[Records with drawing code]

________________

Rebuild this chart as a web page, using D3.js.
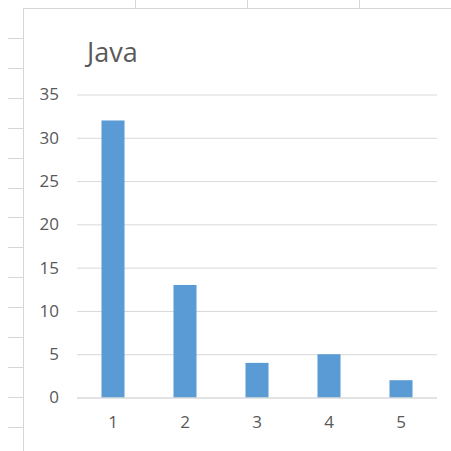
<!DOCTYPE html>
<html>
<head>
<meta charset="utf-8">
<script src="https://cdn.jsdelivr.net/npm/d3@7"></script>
<style>
  html, body { margin: 0; padding: 0; background: #fff; }
  svg { display: block; }
</style>
</head>
<body>
<svg id="chart" width="451" height="451"></svg>
<script>
// Java counts per category
const categories = ["1", "2", "3", "4", "5"];
const values = [32, 13, 4, 5, 2];
const yTicks = [0, 5, 10, 15, 20, 25, 30, 35];
const title = "Java";

const W = 451, H = 451;
const svg = d3.select("#chart");
const font = "'Open Sans', 'Noto Sans', sans-serif";

// Worksheet grid peeking around the chart area
const sheet = svg.append("g").attr("stroke", "#d6d6d6").attr("stroke-width", 1);
sheet.append("line").attr("x1", 23.5).attr("x2", 23.5).attr("y1", 8).attr("y2", H);
sheet.append("line").attr("x1", 23).attr("x2", W).attr("y1", 8.5).attr("y2", 8.5);
[135.5, 247.5, 359.5].forEach(x =>
  sheet.append("line").attr("x1", x).attr("x2", x).attr("y1", 0).attr("y2", 8));
d3.range(38, H, 29.9).forEach(y =>
  sheet.append("line").attr("x1", 8).attr("x2", 23).attr("y1", Math.round(y) + 0.5).attr("y2", Math.round(y) + 0.5));

// Plot area
const plotLeft = 77, plotRight = 437, plotTop = 94.5, plotBottom = 397.5;

const x = d3.scaleBand().domain(categories).range([plotLeft, plotRight]).paddingInner(0.68).paddingOuter(0.34);
const y = d3.scaleLinear().domain([0, 35]).range([plotBottom, plotTop]);

// Horizontal gridlines and value labels
const yAxis = d3.axisLeft(y).tickValues(yTicks).tickSize(-(plotRight - plotLeft)).tickPadding(18);
const gy = svg.append("g").attr("transform", `translate(${plotLeft},0)`).call(yAxis);
gy.select(".domain").remove();
gy.selectAll(".tick line").attr("stroke", "#d9d9d9");
gy.selectAll(".tick text")
  .attr("fill", "#595959").attr("font-family", font).attr("font-size", 17);

// Bars
svg.append("g").selectAll("rect").data(values).join("rect")
  .attr("x", (d, i) => x(categories[i]))
  .attr("width", x.bandwidth())
  .attr("y", d => y(d))
  .attr("height", d => y(0) - y(d))
  .attr("fill", "#5b9bd5");

// Category axis
const xAxis = d3.axisBottom(x).tickSize(0).tickPadding(18);
const gx = svg.append("g").attr("transform", `translate(0,${plotBottom})`).call(xAxis);
gx.select(".domain").attr("stroke", "#d9d9d9").attr("d", `M${plotLeft},0.5H${plotRight}`);
gx.selectAll(".tick text")
  .attr("fill", "#595959").attr("font-family", font).attr("font-size", 17);

// Title
svg.append("text")
  .attr("x", 87).attr("y", 62)
  .attr("fill", "#595959").attr("font-family", font).attr("font-size", 27)
  .text(title);
</script>
</body>
</html>
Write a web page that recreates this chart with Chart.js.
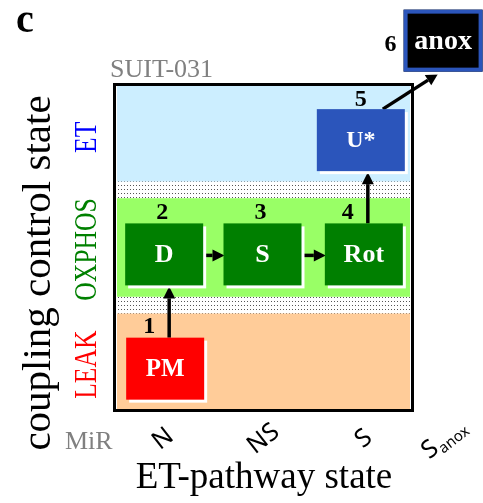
<!DOCTYPE html>
<html>
<head>
<meta charset="utf-8">
<script src="https://cdn.jsdelivr.net/npm/chart.js@4.4.1/dist/chart.umd.min.js"></script>
<style>
  html, body { margin: 0; padding: 0; background: #fff; }
  #wrap { width: 483px; height: 503px; }
</style>
</head>
<body>
<div id="wrap"><canvas id="chart" width="483" height="503"></canvas></div>
<script>
// x: ET-pathway state, y: coupling control state
const pathwayStates = ['N', 'NS', 'S', 'S|anox'];
const pathwayPos = [0.5, 1.5, 2.5, 3.3];
const couplingStates = ['LEAK', 'OXPHOS', 'ET'];
const couplingFrom = [0, 1.17, 2.34];
const couplingTo = [1, 2.17, 3.34];

// SUIT-031 protocol steps
const steps = ['PM', 'D', 'S', 'Rot', 'U*', 'anox'];
const stepNumbers = [1, 2, 3, 4, 5, 6];
const stepCoupling = ['LEAK', 'OXPHOS', 'OXPHOS', 'OXPHOS', 'ET', 'anox'];
const stepX = [0.52, 0.51, 1.49, 2.5, 2.47, 3.29];
const stepY = [0.44, 1.6, 1.6, 1.6, 2.76, 3.77];

const SERIF = '"Liberation Serif", "DejaVu Serif", serif';
const SANS = '"Noto Sans", "Open Sans", sans-serif';

const bandStyle = {
  LEAK: { fill: '#ffcc99', text: '#ff0000' },
  OXPHOS: { fill: '#99ff66', text: '#008000' },
  ET: { fill: '#cceeff', text: '#0000ff' },
};
const boxStyle = {
  LEAK: { fill: '#ff0000', w: 78, font: 25 },
  OXPHOS: { fill: '#007f00', w: 78, font: 26 },
  ET: { fill: '#2b55bb', w: 88, font: 24 },
  anox: { fill: '#000000', w: 79, font: 28, border: '#2b55bb' },
};
const BOX_H = 62;

function dotPattern(ctx) {
  const c = document.createElement('canvas');
  c.width = 3; c.height = 4;
  const p = c.getContext('2d');
  p.fillStyle = '#ffffff';
  p.fillRect(0, 0, 3, 4);
  p.fillStyle = '#555555';
  p.fillRect(1, 1, 1, 1);
  return ctx.createPattern(c, 'repeat');
}

function arrow(ctx, x1, y1, x2, y2) {
  const ang = Math.atan2(y2 - y1, x2 - x1);
  const hl = 12, hw = 6;
  const bx = x2 - hl * Math.cos(ang), by = y2 - hl * Math.sin(ang);
  ctx.save();
  ctx.strokeStyle = '#000';
  ctx.fillStyle = '#000';
  ctx.lineWidth = 3.5;
  ctx.beginPath();
  ctx.moveTo(x1, y1);
  ctx.lineTo(bx, by);
  ctx.stroke();
  ctx.beginPath();
  ctx.moveTo(x2, y2);
  ctx.lineTo(bx + hw * Math.sin(ang), by - hw * Math.cos(ang));
  ctx.lineTo(bx - hw * Math.sin(ang), by + hw * Math.cos(ang));
  ctx.closePath();
  ctx.fill();
  ctx.restore();
}

function boxOf(el, i) {
  const st = boxStyle[stepCoupling[i]];
  return {
    cx: el.x, cy: el.y,
    left: el.x - st.w / 2, right: el.x + st.w / 2,
    top: el.y - BOX_H / 2, bottom: el.y + BOX_H / 2, st: st,
  };
}

function connector(a, b) {
  if (Math.abs(a.cx - b.cx) < 10) {
    const x = a.cx + 4;
    return [x, a.top, x, b.bottom + 1];
  }
  if (Math.abs(a.cy - b.cy) < 10) {
    const y = (a.cy + b.cy) / 2 + 1;
    return [a.right, y, b.left + 1, y];
  }
  return [a.cx + 22, a.top, b.cx - 5, b.bottom + 2];
}

const diagram = {
  id: 'diagram',
  beforeDatasetsDraw(chart) {
    const { ctx, chartArea: ca, scales } = chart;
    ctx.save();
    ctx.fillStyle = dotPattern(ctx);
    ctx.fillRect(ca.left + 3, ca.top + 3, ca.width - 6, ca.height - 6);
    couplingStates.forEach((name, i) => {
      const yTop = scales.y.getPixelForValue(couplingTo[i]);
      const yBot = scales.y.getPixelForValue(couplingFrom[i]);
      ctx.fillStyle = bandStyle[name].fill;
      ctx.fillRect(ca.left + 4, yTop, ca.width - 8, yBot - yTop);
    });
    ctx.strokeStyle = '#000';
    ctx.lineWidth = 3;
    ctx.strokeRect(ca.left + 1.5, ca.top + 1.5, ca.width - 3, ca.height - 3);
    ctx.restore();
  },
  afterDatasetsDraw(chart) {
    const { ctx, chartArea: ca, scales } = chart;
    const els = chart.getDatasetMeta(0).data;
    const boxes = els.map(boxOf);
    ctx.save();

    // coupling state labels
    couplingStates.forEach((name, i) => {
      const yc = scales.y.getPixelForValue((couplingFrom[i] + couplingTo[i]) / 2);
      ctx.save();
      ctx.translate(96, yc + (name === 'ET' ? 5 : 2));
      ctx.rotate(-Math.PI / 2);
      ctx.scale(0.8, 1);
      ctx.font = '32px ' + SERIF;
      ctx.fillStyle = bandStyle[name].text;
      ctx.textAlign = 'center';
      ctx.textBaseline = 'alphabetic';
      ctx.fillText(name, 0, 0);
      ctx.restore();
    });

    // arrows between steps
    for (let i = 0; i < boxes.length - 1; i++) {
      const c = connector(boxes[i], boxes[i + 1]);
      arrow(ctx, c[0], c[1], c[2], c[3]);
    }

    // step boxes
    boxes.forEach((b, i) => {
      const st = b.st;
      ctx.fillStyle = '#ffffff';
      ctx.fillRect(b.left + 3, b.top + 3, st.w, BOX_H);
      ctx.fillStyle = st.fill;
      ctx.fillRect(b.left, b.top, st.w, BOX_H);
      if (st.border) {
        ctx.strokeStyle = st.border;
        ctx.lineWidth = 4;
        ctx.strokeRect(b.left + 2, b.top + 2, st.w - 4, BOX_H - 4);
      }
      ctx.fillStyle = '#ffffff';
      ctx.font = 'bold ' + st.font + 'px ' + SERIF;
      ctx.textAlign = 'center';
      ctx.textBaseline = 'middle';
      ctx.fillText(steps[i], b.cx, b.cy + 1);

      // step number
      ctx.fillStyle = '#000';
      ctx.font = 'bold 24px ' + SERIF;
      let nx = b.cx - 2, ny = b.top - 11;
      const next = boxes[i + 1];
      if (!next) { nx = b.left - 13; ny = b.cy + 4; }
      else if (Math.abs(next.cx - b.cx) < 10) { nx = b.cx - 16; }
      else if (next.cy < b.cy - 50) { nx = b.cx; ny = b.top - 9; }
      ctx.fillText(String(stepNumbers[i]), nx, ny);
    });

    // pathway state tick labels
    pathwayStates.forEach((lab, i) => {
      const px = scales.x.getPixelForValue(pathwayPos[i]);
      const parts = lab.split('|');
      ctx.save();
      ctx.translate(px, 439);
      ctx.rotate(-38 * Math.PI / 180);
      ctx.fillStyle = '#000';
      ctx.textBaseline = 'middle';
      ctx.font = '25px ' + SANS;
      const w0 = ctx.measureText(parts[0]).width;
      let w1 = 0;
      if (parts[1]) { ctx.font = '15px ' + SANS; w1 = ctx.measureText(parts[1]).width + 1; }
      const x0 = -(w0 + w1) / 2;
      ctx.font = '25px ' + SANS;
      ctx.textAlign = 'left';
      ctx.fillText(parts[0], x0, 0);
      if (parts[1]) {
        ctx.font = '15px ' + SANS;
        ctx.fillText(parts[1], x0 + w0 + 1, 7);
      }
      ctx.restore();
    });

    // titles and annotations
    ctx.fillStyle = '#000';
    ctx.textAlign = 'left';
    ctx.textBaseline = 'alphabetic';
    ctx.font = 'bold 40px ' + SERIF;
    ctx.fillText('c', 16, 32);

    ctx.fillStyle = '#808080';
    ctx.font = '26px ' + SERIF;
    ctx.fillText('SUIT-031', 110, 77);
    ctx.fillText('MiR', 65, 449);

    ctx.fillStyle = '#000';
    ctx.textAlign = 'center';
    ctx.font = '37px ' + SERIF;
    ctx.fillText('ET-pathway state', 264, 488);

    ctx.save();
    ctx.translate(50, 273);
    ctx.rotate(-Math.PI / 2);
    ctx.font = '41px ' + SERIF;
    ctx.fillText('coupling control state', 0, 0);
    ctx.restore();

    ctx.restore();
  },
};

new Chart(document.getElementById('chart'), {
  type: 'scatter',
  data: {
    datasets: [
      {
        label: 'SUIT-031',
        data: steps.map((s, i) => ({ x: stepX[i], y: stepY[i] })),
        pointRadius: 0,
        clip: false,
      },
    ],
  },
  options: {
    responsive: false,
    animation: false,
    devicePixelRatio: 1,
    layout: { padding: { left: 113, top: 83, right: 69, bottom: 91 } },
    plugins: { legend: { display: false }, tooltip: { enabled: false } },
    scales: {
      x: { type: 'linear', min: 0, max: 3, display: false },
      y: { type: 'linear', min: 0, max: 3.34, display: false },
    },
  },
  plugins: [diagram],
});
</script>
</body>
</html>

________________

REQUIRED WORK | Make an exact copy of the lines from the one holding "Write a web" through the one holding "const couplingTo = [1, 2.17, 3.34];", end lines included, without the pictures.

REPLY TO THE TASK |
Write a web page that recreates this chart with Chart.js.
<!DOCTYPE html>
<html>
<head>
<meta charset="utf-8">
<script src="https://cdn.jsdelivr.net/npm/chart.js@4.4.1/dist/chart.umd.min.js"></script>
<style>
  html, body { margin: 0; padding: 0; background: #fff; }
  #wrap { width: 483px; height: 503px; }
</style>
</head>
<body>
<div id="wrap"><canvas id="chart" width="483" height="503"></canvas></div>
<script>
// x: ET-pathway state, y: coupling control state
const pathwayStates = ['N', 'NS', 'S', 'S|anox'];
const pathwayPos = [0.5, 1.5, 2.5, 3.3];
const couplingStates = ['LEAK', 'OXPHOS', 'ET'];
const couplingFrom = [0, 1.17, 2.34];
const couplingTo = [1, 2.17, 3.34];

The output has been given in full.